For farmers markets, nothing succeeds like success: Customers won’t come unless there’s a good selection, but farmers won’t participate until there’s enough traffic to make money.
Market managers balance bringing in new growers to provide diversity against the risk of alienating established vendors. There’s a waiting list to sell at big markets such as Santa Monica and Hollywood, but often small markets struggle to attract growers and even fold.
Although new markets delight local consumers, the result is that farmers find themselves stretched thin and have to hire employees to run their stands.
When demand for produce exceeds supply, a few unscrupulous vendors try to supplement their own crops. In one egregious case, an agricultural inspector caught a farmer buying Washington state apples at the Los Angeles wholesale produce market.

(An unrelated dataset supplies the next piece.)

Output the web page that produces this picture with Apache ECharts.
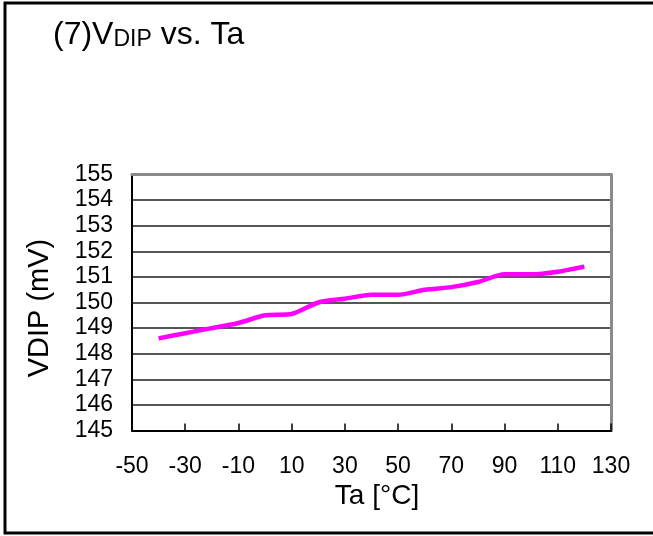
<!DOCTYPE html>
<html>
<head>
<meta charset="utf-8">
<title>VDIP vs. Ta</title>
<script src="https://cdn.jsdelivr.net/npm/echarts@6/dist/echarts.min.js"></script>
<style>
  html, body { margin: 0; padding: 0; background: #fff; }
  #chart { width: 653px; height: 536px; }
</style>
</head>
<body>
<div id="chart"></div>
<script>
// Ambient temperature (°C) and dip voltage (mV)
const temps = [-40, -30, -20, -10, 0, 10, 20, 30, 40, 50, 60, 70, 80, 90, 100, 110, 120];
const vdip = [148.6, 148.8, 149.0, 149.2, 149.5, 149.55, 150.0, 150.15, 150.3, 150.3, 150.5, 150.6, 150.8, 151.1, 151.1, 151.2, 151.4];

// Axis ranges and tick steps
const xRange = [-50, 130];
const xStep = 20;
const yRange = [145, 155];
const yStep = 1;

const xName = 'Ta [°C]';
const yName = 'VDIP (mV)';

const FONT = '"Liberation Sans", Arial, sans-serif';
const chart = echarts.init(document.getElementById('chart'), null, { renderer: 'canvas' });

const points = temps.map((t, i) => [t, vdip[i]]);

chart.setOption({
  animation: false,
  backgroundColor: '#fff',
  title: {
    left: 48,
    top: 10,
    text: '{m|(7)V}{s|DIP}{m| vs. Ta}',
    textStyle: {
      fontFamily: FONT,
      fontWeight: 'normal',
      rich: {
        m: { fontFamily: FONT, fontWeight: 'normal', fontSize: 32, color: '#000', lineHeight: 36, verticalAlign: 'bottom' },
        s: { fontFamily: FONT, fontWeight: 'normal', fontSize: 23, color: '#000', lineHeight: 18, verticalAlign: 'bottom' }
      }
    }
  },
  grid: {
    left: 132, right: 42, top: 174.5, bottom: 105.5,
    containLabel: false, outerBoundsMode: 'none'
  },
  xAxis: [{
    type: 'value',
    min: xRange[0], max: xRange[1], interval: xStep,
    axisLine: { show: true, onZero: false, lineStyle: { color: '#000', width: 2 } },
    axisTick: { show: true, inside: true, length: 7, lineStyle: { color: '#000', width: 1.5 } },
    axisLabel: { margin: 25, fontFamily: FONT, fontSize: 23, color: '#000' },
    splitLine: { show: false }
  }, {
    type: 'value', position: 'top',
    min: xRange[0], max: xRange[1], interval: xStep,
    axisLine: { show: true, onZero: false, lineStyle: { color: '#8a8a8a', width: 3 } },
    axisTick: { show: false }, axisLabel: { show: false }, splitLine: { show: false }
  }],
  yAxis: [{
    type: 'value',
    min: yRange[0], max: yRange[1], interval: yStep,
    axisLine: { show: true, onZero: false, lineStyle: { color: '#000', width: 2 } },
    axisTick: { show: false },
    axisLabel: { margin: 19, fontFamily: FONT, fontSize: 23, color: '#000' },
    splitLine: { show: true, lineStyle: { color: '#1e1e1e', width: 1.6 } }
  }, {
    type: 'value', position: 'right',
    min: yRange[0], max: yRange[1], interval: yStep,
    axisLine: { show: true, onZero: false, lineStyle: { color: '#8a8a8a', width: 3 } },
    axisTick: { show: false }, axisLabel: { show: false }, splitLine: { show: false }
  }],
  graphic: [
    {
      type: 'rect', silent: true, z: 100,
      shape: { x: 5, y: 3, width: 720, height: 530 },
      style: { fill: 'none', stroke: '#000', lineWidth: 3 }
    },
    {
      type: 'text', silent: true,
      x: 377, y: 496,
      style: { text: xName, fontFamily: FONT, fontSize: 28, fill: '#000', align: 'center', verticalAlign: 'middle' }
    },
    {
      type: 'text', silent: true,
      x: 40, y: 308, rotation: Math.PI / 2,
      style: { text: yName, fontFamily: FONT, fontSize: 29, fill: '#000', align: 'center', verticalAlign: 'middle' }
    }
  ],
  series: [{
    type: 'line',
    xAxisIndex: 0, yAxisIndex: 0,
    data: points,
    showSymbol: false,
    smooth: 0.25,
    lineStyle: { color: '#ff00ff', width: 4.5 },
    z: 10
  }]
});
</script>
</body>
</html>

To guard against such fraud, county and state inspectors have recently tightened.
Over the years, Mort Bernstein, manager of the Santa Monica organic market, has kicked out several sellers for cheating. “It not only affects quality, it devastates the morale of honest growers,” he said at his market last Saturday. “They’re digging and sweating while the other guys just peddle.”
When market-goers buy directly from farmers who grow what they sell, they understand where food comes from. “This is not a supermarket where everything’s available all the time,” said Bernstein. “When customers look farmers in the eyes and see their labors in their hands, they appreciate the seasonality of crops. They gain respect for the farmers and their land.”